In India since 40 per cent of the population has no access to electricity thus it has become essential to promote renewable energy for this lot through tapping global funds with reduced interest rates as this provisioning exists provided financial agencies as proposed above come together to explore possibilities of accessing such finances for wide spread execution of renewable projects, points out the chamber.
The leading domestic institutions are too stressed to financially close such projects as these have been funding other mega projects in thermal, hydro and other infrastructure projects, therefore no harm if global financing can be attained since great possibility exist for these, further stated Mr Jaipuria.
In addition, the Chamber is also of the view that as renewable are being aggressively sought to overcome India’s growing energy shortage, a contingency fund needs to be set up by group of financial institutions to meet the force majeure conditions such as floods, hurricane, and avalanches and only 50% of the normal interest be charged during the restoration period as burden of such calamities be shared by all stake holders including lenders.
According to it, there is also a need for long term, stable as well as consistent policies at central and state level which should be firmed up only after due consultation with all stake holders including regulatory commissions to timely execute non conventional projects.
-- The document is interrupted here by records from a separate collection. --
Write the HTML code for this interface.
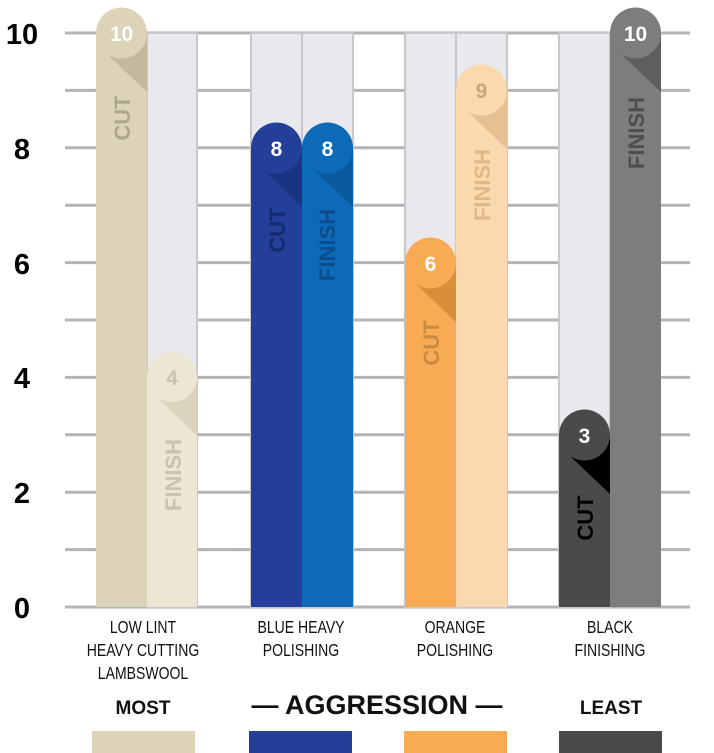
<!DOCTYPE html><html><head><style>body{margin:0;background:#fff}svg{display:block}</style></head><body>
<svg width="714" height="753" viewBox="0 0 714 753" xmlns="http://www.w3.org/2000/svg" font-family="Liberation Sans, sans-serif">
<g stroke="#b4b4b6" stroke-width="3">
<line x1="65" y1="33" x2="690" y2="33"/><line x1="65" y1="90.4" x2="690" y2="90.4"/><line x1="65" y1="147.8" x2="690" y2="147.8"/><line x1="65" y1="205.2" x2="690" y2="205.2"/><line x1="65" y1="262.6" x2="690" y2="262.6"/><line x1="65" y1="320" x2="690" y2="320"/><line x1="65" y1="377.4" x2="690" y2="377.4"/><line x1="65" y1="434.8" x2="690" y2="434.8"/><line x1="65" y1="492.2" x2="690" y2="492.2"/><line x1="65" y1="549.6" x2="690" y2="549.6"/><line x1="65" y1="607" x2="690" y2="607"/>
</g>
<g fill="#e9e9ed" stroke="#c8c8cc" stroke-width="2">
<rect x="147" y="33" width="50" height="574"/>
<rect x="251" y="33" width="51" height="574"/><rect x="302" y="33" width="51" height="574"/>
<rect x="405" y="33" width="51" height="574"/><rect x="456" y="33" width="51" height="574"/>
<rect x="559" y="33" width="51" height="574"/>
</g>
<g font-weight="bold" font-size="29" fill="#000" text-anchor="middle">
<text x="22" y="44">10</text><text x="22" y="159">8</text><text x="22" y="274">6</text><text x="22" y="388">4</text><text x="22" y="503">2</text><text x="22" y="618">0</text>
</g>
<g>
<rect x="96" y="33" width="51" height="574" fill="#dcd3b9"/>
<polygon points="108,55 147,33 147,92" fill="#c3b99c"/><circle cx="121.5" cy="33" r="25.5" fill="#dcd3b9"/>
<rect x="147" y="377" width="50" height="230" fill="#ece6d5"/><polygon points="159,399 197,377 197,436" fill="#dcd3bd"/><circle cx="172" cy="377" r="25" fill="#ece6d5"/>
<rect x="251" y="148" width="51" height="459" fill="#233f99"/><polygon points="263,170 302,148 302,207" fill="#1b3383"/><circle cx="276.5" cy="148" r="25.5" fill="#233f99"/>
<rect x="302" y="148" width="51" height="459" fill="#0c6ab8"/><polygon points="314,170 353,148 353,207" fill="#0a5a9e"/><circle cx="327.5" cy="148" r="25.5" fill="#0c6ab8"/>
<rect x="405" y="263" width="51" height="344" fill="#f8ab52"/><polygon points="417,285 456,263 456,322" fill="#d98e3c"/><circle cx="430.5" cy="263" r="25.5" fill="#f8ab52"/>
<rect x="456" y="90" width="51" height="517" fill="#fbd9ae"/><polygon points="468,112 507,90 507,149" fill="#e4c092"/><circle cx="481.5" cy="90" r="25.5" fill="#fbd9ae"/>
<rect x="559" y="435" width="51" height="172" fill="#4a4a4c"/><polygon points="571,457 610,435 610,494" fill="#000"/><circle cx="584.5" cy="435" r="25.5" fill="#4a4a4c"/>
<rect x="610" y="33" width="51" height="574" fill="#7d7d80"/><polygon points="622,55 661,33 661,92" fill="#5e5e61"/><circle cx="635.5" cy="33" r="25.5" fill="#7d7d80"/>
</g>
<g font-weight="bold" font-size="21" text-anchor="middle">
<text x="121.5" y="41" fill="#fff">10</text>
<text x="172" y="385" fill="#c9c3ae">4</text>
<text x="276.5" y="156" fill="#fff">8</text>
<text x="327.5" y="156" fill="#fff">8</text>
<text x="430.5" y="271" fill="#fff">6</text>
<text x="481.5" y="98" fill="#c8a47a">9</text>
<text x="584.5" y="443" fill="#fff">3</text>
<text x="635.5" y="41" fill="#fff">10</text>
</g>
<g font-weight="bold" font-size="22" text-anchor="middle">
<text transform="translate(130,118) rotate(-90)" fill="#aea790">CUT</text>
<text transform="translate(181,475) rotate(-90)" fill="#c8c2ae">FINISH</text>
<text transform="translate(285,230) rotate(-90)" fill="#14296e">CUT</text>
<text transform="translate(335,245) rotate(-90)" fill="#0a4d8a">FINISH</text>
<text transform="translate(439,343) rotate(-90)" fill="#c88a40">CUT</text>
<text transform="translate(490,185) rotate(-90)" fill="#dfb88a">FINISH</text>
<text transform="translate(593,518) rotate(-90)" fill="#000">CUT</text>
<text transform="translate(644,133) rotate(-90)" fill="#4e4e50">FINISH</text>
</g>
<g font-size="18" fill="#111" text-anchor="middle">
<g transform="translate(143,0) scale(0.78,1)"><text x="0" y="633">LOW LINT</text><text x="0" y="656">HEAVY CUTTING</text><text x="0" y="679">LAMBSWOOL</text></g>
<g transform="translate(301,0) scale(0.78,1)"><text x="0" y="633">BLUE HEAVY</text><text x="0" y="656">POLISHING</text></g>
<g transform="translate(455,0) scale(0.78,1)"><text x="0" y="633">ORANGE</text><text x="0" y="656">POLISHING</text></g>
<g transform="translate(610,0) scale(0.78,1)"><text x="0" y="633">BLACK</text><text x="0" y="656">FINISHING</text></g>
</g>
<g font-weight="bold" fill="#111" text-anchor="middle">
<text x="143" y="714" font-size="19">MOST</text>
<text x="377" y="714" font-size="27">— AGGRESSION —</text>
<text x="611" y="714" font-size="19">LEAST</text>
</g>
<rect x="92" y="731" width="103" height="22" fill="#dcd3b9"/>
<rect x="249" y="731" width="103" height="22" fill="#233f99"/>
<rect x="404" y="731" width="103" height="22" fill="#f8ab52"/>
<rect x="559" y="731" width="103" height="22" fill="#4a4a4c"/>
</svg>
</body></html>
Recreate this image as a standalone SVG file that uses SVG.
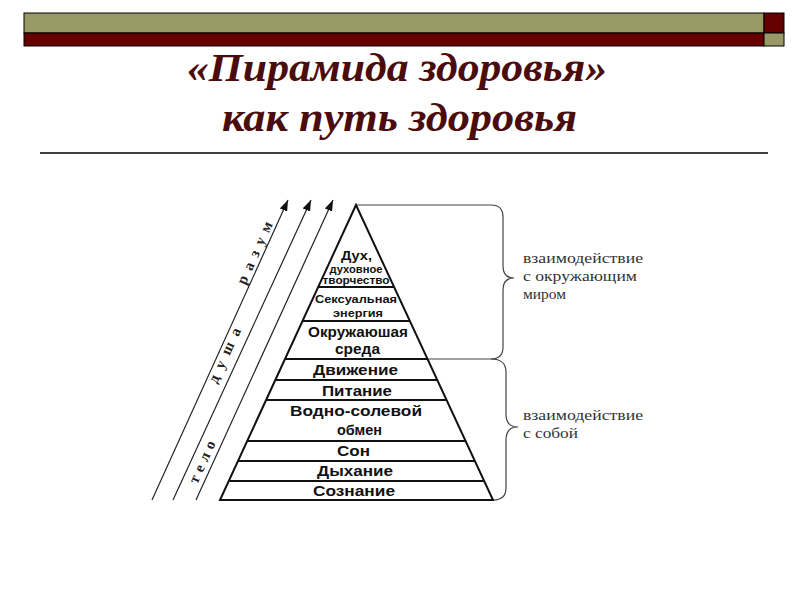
<svg xmlns="http://www.w3.org/2000/svg" width="800" height="600" viewBox="0 0 800 600">
<style>
.hdr{stroke:#000;stroke-width:1}
.olive{fill:#999966}
.dred{fill:#660000}
.title{font-family:"Liberation Serif","DejaVu Serif",serif;font-weight:bold;font-style:italic;font-size:40px;fill:#4a0c0c}
.lvl{font-family:"Liberation Sans","Arial",sans-serif;font-weight:bold;fill:#111}
.edge{stroke:#111;stroke-width:2;fill:none}
.arr{stroke:#222;stroke-width:1.2;fill:none}
.axis{font-family:"Liberation Serif","DejaVu Serif",serif;font-weight:bold;font-size:15px;fill:#222;text-anchor:middle}
.brace{stroke:#444;stroke-width:1.2;fill:none}
.note{font-family:"Liberation Serif","DejaVu Serif",serif;font-size:15.5px;fill:#333}
</style>
<defs>
<marker id="ah" markerWidth="12" markerHeight="8" refX="11" refY="4" orient="auto" markerUnits="userSpaceOnUse">
<path d="M0,0 L11,4 L0,8 z" fill="#111"/>
</marker>
</defs>
<rect width="800" height="600" fill="#fff"/>
<g id="header">
<rect class="hdr olive" x="24" y="13" width="740" height="20"/>
<rect class="hdr dred" x="24" y="33" width="740" height="13"/>
<rect class="hdr dred" x="764" y="13" width="20" height="20"/>
<rect class="hdr olive" x="764" y="33" width="20" height="13"/>
</g>
<g id="title">
<text class="title" x="187" y="81" textLength="420" lengthAdjust="spacingAndGlyphs">«Пирамида здоровья»</text>
<text class="title" x="222" y="131" textLength="355" lengthAdjust="spacingAndGlyphs">как путь здоровья</text>
<line x1="40" y1="153" x2="768" y2="153" stroke="#000" stroke-width="1.5"/>
</g>
<g id="connectors">
<line class="arr" x1="152" y1="500" x2="288" y2="200" marker-end="url(#ah)"/>
<line class="arr" x1="173" y1="500" x2="311" y2="200" marker-end="url(#ah)"/>
<line class="arr" x1="196" y1="500" x2="333" y2="200" marker-end="url(#ah)"/>
<path class="brace" d="M356,205 L491,205 Q503,205 503,217 L503,266 Q503,278 514,278 Q503,278 503,290 L503,347 Q503,359 491,359 L428,359"/>
<path class="brace" d="M491,359 Q506,359 506,372 L506,414 Q506,427 518,427 Q506,427 506,440 L506,488 Q506,500 493,500"/>
</g>
<g id="axis-labels">
<text class="axis" transform="translate(257,250) rotate(-65.6)" y="4" letter-spacing="7">разум</text>
<text class="axis" transform="translate(227,352) rotate(-65.6)" y="4" letter-spacing="8">душа</text>
<text class="axis" transform="translate(204,460) rotate(-65.6)" y="4" letter-spacing="5">тело</text>
</g>
<g id="pyramid">
<polygon class="edge" points="356,205 493,500 220,500"/>
<line class="edge" x1="318" y1="287" x2="394" y2="287" stroke-width="3"/>
<line class="edge" x1="302.5" y1="321" x2="409.5" y2="321"/>
<line class="edge" x1="285" y1="359" x2="427.5" y2="359"/>
<line class="edge" x1="275.5" y1="380" x2="437.5" y2="380"/>
<line class="edge" x1="266.5" y1="400" x2="446.5" y2="400"/>
<line class="edge" x1="247.5" y1="441" x2="465.5" y2="441"/>
<line class="edge" x1="238.5" y1="461" x2="475" y2="461"/>
<line class="edge" x1="229.5" y1="481" x2="484" y2="481"/>
</g>
<g id="level-spirit">
<text class="lvl" x="341" y="260" font-size="12.5" textLength="31" lengthAdjust="spacingAndGlyphs">Дух,</text>
<text class="lvl" x="329.5" y="272.5" font-size="10" textLength="53" lengthAdjust="spacingAndGlyphs">духовное</text>
<text class="lvl" x="322.5" y="284" font-size="10" textLength="67" lengthAdjust="spacingAndGlyphs">творчество</text>
</g>
<g id="level-sexual">
<text class="lvl" x="315" y="303" font-size="11.5" textLength="82" lengthAdjust="spacingAndGlyphs">Сексуальная</text>
<text class="lvl" x="333" y="317" font-size="11.5" textLength="50" lengthAdjust="spacingAndGlyphs">энергия</text>
</g>
<g id="level-environment">
<text class="lvl" x="308" y="337" font-size="15" textLength="100" lengthAdjust="spacingAndGlyphs">Окружаюшая</text>
<text class="lvl" x="335" y="354" font-size="15" textLength="45" lengthAdjust="spacingAndGlyphs">среда</text>
</g>
<g id="level-movement"><text class="lvl" x="313" y="375" font-size="15.5" textLength="85" lengthAdjust="spacingAndGlyphs">Движение</text></g>
<g id="level-nutrition"><text class="lvl" x="322" y="396" font-size="15.5" textLength="70" lengthAdjust="spacingAndGlyphs">Питание</text></g>
<g id="level-water"><text class="lvl" x="290" y="416" font-size="15.5" textLength="132" lengthAdjust="spacingAndGlyphs">Водно-солевой</text>
<text class="lvl" x="337" y="435" font-size="15.5" textLength="45" lengthAdjust="spacingAndGlyphs">обмен</text></g>
<g id="level-sleep"><text class="lvl" x="337" y="456" font-size="15.5" textLength="33" lengthAdjust="spacingAndGlyphs">Сон</text></g>
<g id="level-breath"><text class="lvl" x="317" y="476" font-size="15.5" textLength="76" lengthAdjust="spacingAndGlyphs">Дыхание</text></g>
<g id="level-consciousness"><text class="lvl" x="313" y="496" font-size="15.5" textLength="82" lengthAdjust="spacingAndGlyphs">Сознание</text></g>
<g id="note-world">
<text class="note" x="523" y="263" textLength="120" lengthAdjust="spacingAndGlyphs">взаимодействие</text>
<text class="note" x="523" y="281" textLength="114" lengthAdjust="spacingAndGlyphs">с окружающим</text>
<text class="note" x="523" y="299">миром</text>
</g>
<g id="note-self">
<text class="note" x="523" y="420" textLength="120" lengthAdjust="spacingAndGlyphs">взаимодействие</text>
<text class="note" x="523" y="438" textLength="55" lengthAdjust="spacingAndGlyphs">с собой</text>
</g>
</svg>
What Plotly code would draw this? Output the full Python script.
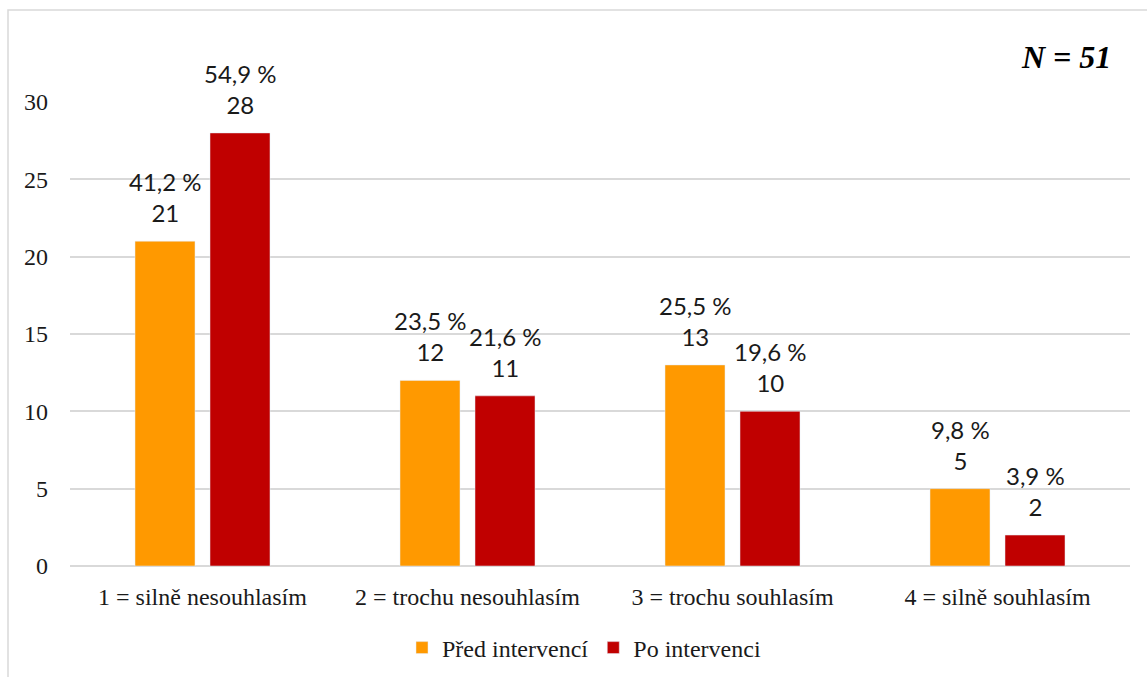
import plotly.graph_objects as go

categories = ["1 = silně nesouhlasím", "2 = trochu nesouhlasím", "3 = trochu souhlasím", "4 = silně souhlasím"]
pred_values = [21, 12, 13, 5]
po_values = [28, 11, 10, 2]
pred_pct = ["41,2 %", "23,5 %", "25,5 %", "9,8 %"]
po_pct = ["54,9 %", "21,6 %", "19,6 %", "3,9 %"]
series_names = ["Před intervencí", "Po intervenci"]
y_ticks = [0, 5, 10, 15, 20, 25, 30]

W, H = 1147, 677
L, R, T, B = 70, 17, 102, 111
pw, ph = W - L - R, H - T - B
BARGAP, GROUPGAP = 0.434, 0.2

SERIF = "Liberation Serif"
TXT = "#1a1a1a"
label_font = dict(family="Lato", size=24, color=TXT)

fig = go.Figure()
fig.add_trace(go.Bar(x=categories, y=pred_values, name=series_names[0],
                     marker=dict(color="#FF9900")))
fig.add_trace(go.Bar(x=categories, y=po_values, name=series_names[1],
                     marker=dict(color="#C00000")))

# data labels above bars, anchored at the bar value
slot = (1 - BARGAP) / 2
annotations = []
for s, (vals, pcts) in enumerate([(pred_values, pred_pct), (po_values, po_pct)]):
    off = (s - 0.5) * slot
    for i, (v, p) in enumerate(zip(vals, pcts)):
        annotations.append(dict(x=i + off, y=v, xref="x", yref="y",
                                text=f"{p}<br>{v}", showarrow=False,
                                xanchor="center", yanchor="bottom", yshift=12,
                                font=label_font))

def px_x(p):
    return (p - L) / pw

def px_y(p):
    return (H - B - p) / ph

annotations.append(dict(text="<b><i>N = 51</i></b>", xref="paper", yref="paper",
                        x=px_x(1113), y=px_y(57), xanchor="right", yanchor="middle", showarrow=False,
                        font=dict(family=SERIF, size=32, color="#000000")))

fig.update_layout(
    width=W, height=H,
    margin=dict(l=L, r=R, t=T, b=B, autoexpand=False),
    paper_bgcolor="white", plot_bgcolor="white",
    barmode="group", bargap=BARGAP, bargroupgap=GROUPGAP,
    font=dict(family=SERIF, size=24, color=TXT),
    showlegend=True,
    legend=dict(orientation="h", xref="container", yref="container",
                x=584 / W, xanchor="center", y=1 - 648 / H, yanchor="middle",
                font=dict(family=SERIF, size=24, color=TXT),
                itemwidth=30, traceorder="normal"),
    xaxis=dict(showgrid=False, showline=False, ticks="", ticklabelstandoff=14,
               tickfont=dict(family=SERIF, size=24, color=TXT)),
    yaxis=dict(range=[0, 30], tickvals=y_ticks, showgrid=True, gridcolor="#d9d9d9", gridwidth=1.5,
               zeroline=True, zerolinecolor="#d9d9d9", zerolinewidth=1.5, showline=False,
               ticks="", ticklabelstandoff=21,
               tickfont=dict(family=SERIF, size=24, color=TXT)),
    shapes=[dict(type="rect", xref="paper", yref="paper",
                 x0=px_x(8), x1=px_x(1160), y0=px_y(700), y1=px_y(10),
                 line=dict(color="#d9d9d9", width=1.5), fillcolor="rgba(0,0,0,0)", layer="below")],
    annotations=annotations,
)

fig.write_html("out.html")
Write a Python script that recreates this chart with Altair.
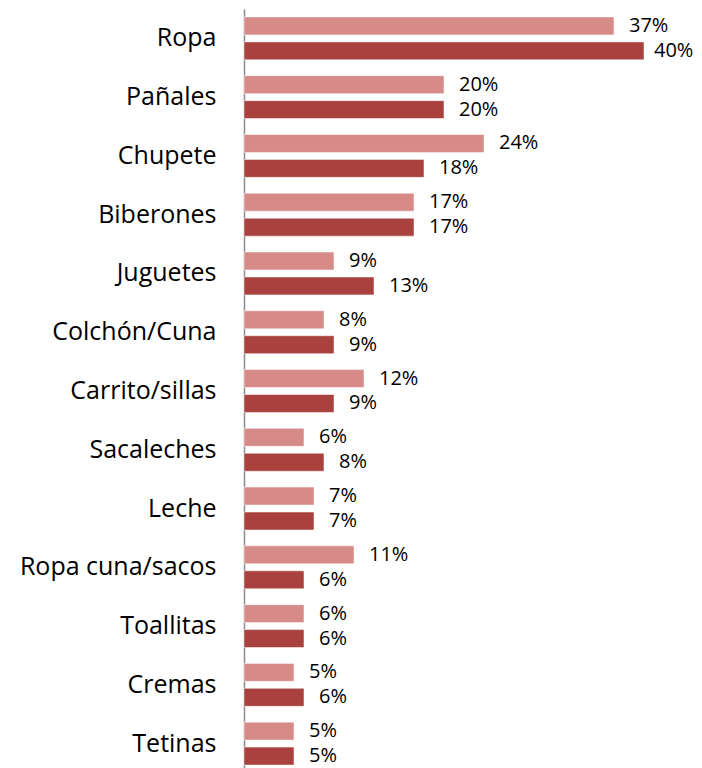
import altair as alt
import pandas as pd

categories = ["Ropa", "Pañales", "Chupete", "Biberones", "Juguetes", "Colchón/Cuna",
              "Carrito/sillas", "Sacaleches", "Leche", "Ropa cuna/sacos", "Toallitas",
              "Cremas", "Tetinas"]
serie_a = [37, 20, 24, 17, 9, 8, 12, 6, 7, 11, 6, 5, 5]
serie_b = [40, 20, 18, 17, 13, 9, 9, 8, 7, 6, 6, 6, 5]
series = ["A", "B"]
colors = ["#D68B89", "#A9423F"]

rows = []
for c, a, b in zip(categories, serie_a, serie_b):
    rows.append({"cat": c, "serie": "A", "v": a, "label": f"{a}%"})
    rows.append({"cat": c, "serie": "B", "v": b, "label": f"{b}%"})
df = pd.DataFrame(rows)

y = alt.Y("cat:N", sort=categories, title=None,
          scale=alt.Scale(paddingInner=0.27, paddingOuter=0.135),
          axis=alt.Axis(ticks=False, labelFontSize=25, labelFont="Open Sans",
                        labelColor="black", labelPadding=28, labelLimit=0,
                        domainColor="#8c8c8c", domainWidth=1.5))
x = alt.X("v:Q", scale=alt.Scale(domain=[0, 45]), axis=None)
yoff = alt.YOffset("serie:N", sort=series,
                   scale=alt.Scale(paddingInner=0.28, paddingOuter=0))

base = alt.Chart(df)
bars = base.mark_bar(stroke="white", strokeWidth=0.5).encode(
    y=y, x=x, yOffset=yoff,
    color=alt.Color("serie:N", scale=alt.Scale(domain=series, range=colors), legend=None),
)
texts = base.mark_text(align="left", baseline="middle", dx=15, fontSize=20,
                       font="Open Sans", color="black").encode(
    y=y, x=x, yOffset=yoff, text="label:N"
).transform_filter("datum.v < 40")
texts_max = base.mark_text(align="left", baseline="middle", dx=10, fontSize=20,
                           font="Open Sans", color="black").encode(
    y=y, x=x, yOffset=yoff, text="label:N"
).transform_filter("datum.v >= 40")

chart = (bars + texts + texts_max).properties(
    width=450, height=764,
    autosize=alt.AutoSizeParams(type="none"),
    padding={"left": 236, "top": 1, "right": 0, "bottom": 0},
).configure_view(stroke=None)

chart.save("out.html", embed_options={"renderer": "svg", "actions": False})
In addition amendments are required in the electricity act 2003 in order to ensure stringent renewable purchase obligation (RPO) compliance by the state governments, Regulators and utilities. Strong regulatory support is essential for enhancing RPO compliance. Long Term renewable purchase obligation trajectory needs to be established to facilitate renewable energy development. RPO obligations should be strictly enforced and REC mechanism to be structured to enable the developer to obtain minimum floor price directly within three months of submission of REC certificates.